Problem to work on:
Print each line of the listing once more, precisely as given.

Material provided:
•••
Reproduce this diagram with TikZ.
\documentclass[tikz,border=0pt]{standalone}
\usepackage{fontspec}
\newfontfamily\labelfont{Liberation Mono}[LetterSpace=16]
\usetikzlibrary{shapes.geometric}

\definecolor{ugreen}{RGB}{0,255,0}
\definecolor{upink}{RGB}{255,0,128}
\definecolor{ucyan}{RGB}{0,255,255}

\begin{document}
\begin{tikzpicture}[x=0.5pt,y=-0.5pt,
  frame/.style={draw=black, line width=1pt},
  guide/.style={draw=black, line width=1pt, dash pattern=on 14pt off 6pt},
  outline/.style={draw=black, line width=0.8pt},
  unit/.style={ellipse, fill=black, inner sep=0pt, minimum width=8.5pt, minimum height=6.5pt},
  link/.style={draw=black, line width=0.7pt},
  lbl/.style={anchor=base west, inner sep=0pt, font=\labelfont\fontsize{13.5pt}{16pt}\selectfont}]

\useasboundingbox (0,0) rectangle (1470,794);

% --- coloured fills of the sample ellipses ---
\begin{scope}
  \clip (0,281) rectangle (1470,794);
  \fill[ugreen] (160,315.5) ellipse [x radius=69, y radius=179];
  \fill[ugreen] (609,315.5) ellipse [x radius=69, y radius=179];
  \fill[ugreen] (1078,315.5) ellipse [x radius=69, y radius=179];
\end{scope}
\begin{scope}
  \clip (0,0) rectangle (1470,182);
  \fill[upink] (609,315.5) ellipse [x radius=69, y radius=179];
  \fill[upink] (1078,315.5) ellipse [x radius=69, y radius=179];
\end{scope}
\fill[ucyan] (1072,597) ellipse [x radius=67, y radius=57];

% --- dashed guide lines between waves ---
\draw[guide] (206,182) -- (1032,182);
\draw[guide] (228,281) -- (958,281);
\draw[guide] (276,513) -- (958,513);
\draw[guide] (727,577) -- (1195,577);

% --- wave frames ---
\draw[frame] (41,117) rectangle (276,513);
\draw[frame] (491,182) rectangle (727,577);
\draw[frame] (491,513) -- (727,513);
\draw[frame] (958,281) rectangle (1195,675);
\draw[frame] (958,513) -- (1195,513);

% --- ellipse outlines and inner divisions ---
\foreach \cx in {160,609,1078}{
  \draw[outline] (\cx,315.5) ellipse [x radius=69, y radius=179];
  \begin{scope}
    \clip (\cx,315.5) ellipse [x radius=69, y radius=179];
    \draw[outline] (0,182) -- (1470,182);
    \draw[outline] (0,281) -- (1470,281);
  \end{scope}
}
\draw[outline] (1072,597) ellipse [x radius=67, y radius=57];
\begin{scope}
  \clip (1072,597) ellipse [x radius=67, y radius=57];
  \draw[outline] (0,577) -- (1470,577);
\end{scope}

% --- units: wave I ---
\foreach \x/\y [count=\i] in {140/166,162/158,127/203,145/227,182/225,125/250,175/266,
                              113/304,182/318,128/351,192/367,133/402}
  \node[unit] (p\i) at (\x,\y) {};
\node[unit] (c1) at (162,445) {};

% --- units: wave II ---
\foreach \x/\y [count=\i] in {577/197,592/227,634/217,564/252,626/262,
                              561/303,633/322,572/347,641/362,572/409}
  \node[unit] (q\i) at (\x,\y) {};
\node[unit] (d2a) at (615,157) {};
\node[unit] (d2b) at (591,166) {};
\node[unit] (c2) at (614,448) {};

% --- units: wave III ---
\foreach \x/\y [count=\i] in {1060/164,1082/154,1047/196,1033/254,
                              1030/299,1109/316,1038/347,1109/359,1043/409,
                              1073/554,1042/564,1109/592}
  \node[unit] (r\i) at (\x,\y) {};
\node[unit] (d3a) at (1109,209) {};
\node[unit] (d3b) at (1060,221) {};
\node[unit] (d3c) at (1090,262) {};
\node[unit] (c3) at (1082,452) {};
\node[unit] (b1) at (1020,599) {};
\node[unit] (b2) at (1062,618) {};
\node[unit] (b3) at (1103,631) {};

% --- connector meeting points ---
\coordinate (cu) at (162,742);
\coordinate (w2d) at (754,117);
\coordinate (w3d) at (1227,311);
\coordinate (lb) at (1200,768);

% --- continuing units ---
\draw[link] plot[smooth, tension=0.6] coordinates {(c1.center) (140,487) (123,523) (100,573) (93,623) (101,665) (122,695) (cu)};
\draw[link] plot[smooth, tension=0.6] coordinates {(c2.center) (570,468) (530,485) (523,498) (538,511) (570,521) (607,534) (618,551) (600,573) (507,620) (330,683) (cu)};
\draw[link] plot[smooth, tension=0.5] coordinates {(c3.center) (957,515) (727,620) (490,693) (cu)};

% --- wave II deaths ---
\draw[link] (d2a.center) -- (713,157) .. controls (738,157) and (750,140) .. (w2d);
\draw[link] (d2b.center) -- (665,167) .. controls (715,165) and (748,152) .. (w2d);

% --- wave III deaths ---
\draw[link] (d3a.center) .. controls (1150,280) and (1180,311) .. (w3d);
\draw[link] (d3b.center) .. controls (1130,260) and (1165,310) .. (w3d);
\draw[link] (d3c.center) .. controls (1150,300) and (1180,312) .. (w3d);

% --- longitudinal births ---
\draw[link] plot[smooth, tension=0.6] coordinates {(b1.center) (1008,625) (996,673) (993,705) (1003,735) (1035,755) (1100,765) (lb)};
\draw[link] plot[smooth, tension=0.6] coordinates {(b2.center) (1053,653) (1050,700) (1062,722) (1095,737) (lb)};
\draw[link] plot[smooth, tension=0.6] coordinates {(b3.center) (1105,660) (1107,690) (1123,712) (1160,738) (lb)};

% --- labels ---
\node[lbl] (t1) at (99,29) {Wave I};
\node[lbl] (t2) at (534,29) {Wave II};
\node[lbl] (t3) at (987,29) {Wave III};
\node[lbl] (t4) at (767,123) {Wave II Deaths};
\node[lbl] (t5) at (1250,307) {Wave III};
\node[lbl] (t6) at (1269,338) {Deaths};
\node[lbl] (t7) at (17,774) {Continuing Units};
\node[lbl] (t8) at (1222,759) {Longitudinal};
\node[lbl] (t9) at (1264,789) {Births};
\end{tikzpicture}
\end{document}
•••
Finished task:
Reproduce this diagram with TikZ.
\documentclass[tikz,border=0pt]{standalone}
\usepackage{fontspec}
\newfontfamily\labelfont{Liberation Mono}[LetterSpace=16]
\usetikzlibrary{shapes.geometric}

\definecolor{ugreen}{RGB}{0,255,0}
\definecolor{upink}{RGB}{255,0,128}
\definecolor{ucyan}{RGB}{0,255,255}

\begin{document}
\begin{tikzpicture}[x=0.5pt,y=-0.5pt,
  frame/.style={draw=black, line width=1pt},
  guide/.style={draw=black, line width=1pt, dash pattern=on 14pt off 6pt},
  outline/.style={draw=black, line width=0.8pt},
  unit/.style={ellipse, fill=black, inner sep=0pt, minimum width=8.5pt, minimum height=6.5pt},
  link/.style={draw=black, line width=0.7pt},
  lbl/.style={anchor=base west, inner sep=0pt, font=\labelfont\fontsize{13.5pt}{16pt}\selectfont}]

\useasboundingbox (0,0) rectangle (1470,794);

% --- coloured fills of the sample ellipses ---
\begin{scope}
  \clip (0,281) rectangle (1470,794);
  \fill[ugreen] (160,315.5) ellipse [x radius=69, y radius=179];
  \fill[ugreen] (609,315.5) ellipse [x radius=69, y radius=179];
  \fill[ugreen] (1078,315.5) ellipse [x radius=69, y radius=179];
\end{scope}
\begin{scope}
  \clip (0,0) rectangle (1470,182);
  \fill[upink] (609,315.5) ellipse [x radius=69, y radius=179];
  \fill[upink] (1078,315.5) ellipse [x radius=69, y radius=179];
\end{scope}
\fill[ucyan] (1072,597) ellipse [x radius=67, y radius=57];

% --- dashed guide lines between waves ---
\draw[guide] (206,182) -- (1032,182);
\draw[guide] (228,281) -- (958,281);
\draw[guide] (276,513) -- (958,513);
\draw[guide] (727,577) -- (1195,577);

% --- wave frames ---
\draw[frame] (41,117) rectangle (276,513);
\draw[frame] (491,182) rectangle (727,577);
\draw[frame] (491,513) -- (727,513);
\draw[frame] (958,281) rectangle (1195,675);
\draw[frame] (958,513) -- (1195,513);

% --- ellipse outlines and inner divisions ---
\foreach \cx in {160,609,1078}{
  \draw[outline] (\cx,315.5) ellipse [x radius=69, y radius=179];
  \begin{scope}
    \clip (\cx,315.5) ellipse [x radius=69, y radius=179];
    \draw[outline] (0,182) -- (1470,182);
    \draw[outline] (0,281) -- (1470,281);
  \end{scope}
}
\draw[outline] (1072,597) ellipse [x radius=67, y radius=57];
\begin{scope}
  \clip (1072,597) ellipse [x radius=67, y radius=57];
  \draw[outline] (0,577) -- (1470,577);
\end{scope}

% --- units: wave I ---
\foreach \x/\y [count=\i] in {140/166,162/158,127/203,145/227,182/225,125/250,175/266,
                              113/304,182/318,128/351,192/367,133/402}
  \node[unit] (p\i) at (\x,\y) {};
\node[unit] (c1) at (162,445) {};

% --- units: wave II ---
\foreach \x/\y [count=\i] in {577/197,592/227,634/217,564/252,626/262,
                              561/303,633/322,572/347,641/362,572/409}
  \node[unit] (q\i) at (\x,\y) {};
\node[unit] (d2a) at (615,157) {};
\node[unit] (d2b) at (591,166) {};
\node[unit] (c2) at (614,448) {};

% --- units: wave III ---
\foreach \x/\y [count=\i] in {1060/164,1082/154,1047/196,1033/254,
                              1030/299,1109/316,1038/347,1109/359,1043/409,
                              1073/554,1042/564,1109/592}
  \node[unit] (r\i) at (\x,\y) {};
\node[unit] (d3a) at (1109,209) {};
\node[unit] (d3b) at (1060,221) {};
\node[unit] (d3c) at (1090,262) {};
\node[unit] (c3) at (1082,452) {};
\node[unit] (b1) at (1020,599) {};
\node[unit] (b2) at (1062,618) {};
\node[unit] (b3) at (1103,631) {};

% --- connector meeting points ---
\coordinate (cu) at (162,742);
\coordinate (w2d) at (754,117);
\coordinate (w3d) at (1227,311);
\coordinate (lb) at (1200,768);

% --- continuing units ---
\draw[link] plot[smooth, tension=0.6] coordinates {(c1.center) (140,487) (123,523) (100,573) (93,623) (101,665) (122,695) (cu)};
\draw[link] plot[smooth, tension=0.6] coordinates {(c2.center) (570,468) (530,485) (523,498) (538,511) (570,521) (607,534) (618,551) (600,573) (507,620) (330,683) (cu)};
\draw[link] plot[smooth, tension=0.5] coordinates {(c3.center) (957,515) (727,620) (490,693) (cu)};

% --- wave II deaths ---
\draw[link] (d2a.center) -- (713,157) .. controls (738,157) and (750,140) .. (w2d);
\draw[link] (d2b.center) -- (665,167) .. controls (715,165) and (748,152) .. (w2d);

% --- wave III deaths ---
\draw[link] (d3a.center) .. controls (1150,280) and (1180,311) .. (w3d);
\draw[link] (d3b.center) .. controls (1130,260) and (1165,310) .. (w3d);
\draw[link] (d3c.center) .. controls (1150,300) and (1180,312) .. (w3d);

% --- longitudinal births ---
\draw[link] plot[smooth, tension=0.6] coordinates {(b1.center) (1008,625) (996,673) (993,705) (1003,735) (1035,755) (1100,765) (lb)};
\draw[link] plot[smooth, tension=0.6] coordinates {(b2.center) (1053,653) (1050,700) (1062,722) (1095,737) (lb)};
\draw[link] plot[smooth, tension=0.6] coordinates {(b3.center) (1105,660) (1107,690) (1123,712) (1160,738) (lb)};

% --- labels ---
\node[lbl] (t1) at (99,29) {Wave I};
\node[lbl] (t2) at (534,29) {Wave II};
\node[lbl] (t3) at (987,29) {Wave III};
\node[lbl] (t4) at (767,123) {Wave II Deaths};
\node[lbl] (t5) at (1250,307) {Wave III};
\node[lbl] (t6) at (1269,338) {Deaths};
\node[lbl] (t7) at (17,774) {Continuing Units};
\node[lbl] (t8) at (1222,759) {Longitudinal};
\node[lbl] (t9) at (1264,789) {Births};
\end{tikzpicture}
\end{document}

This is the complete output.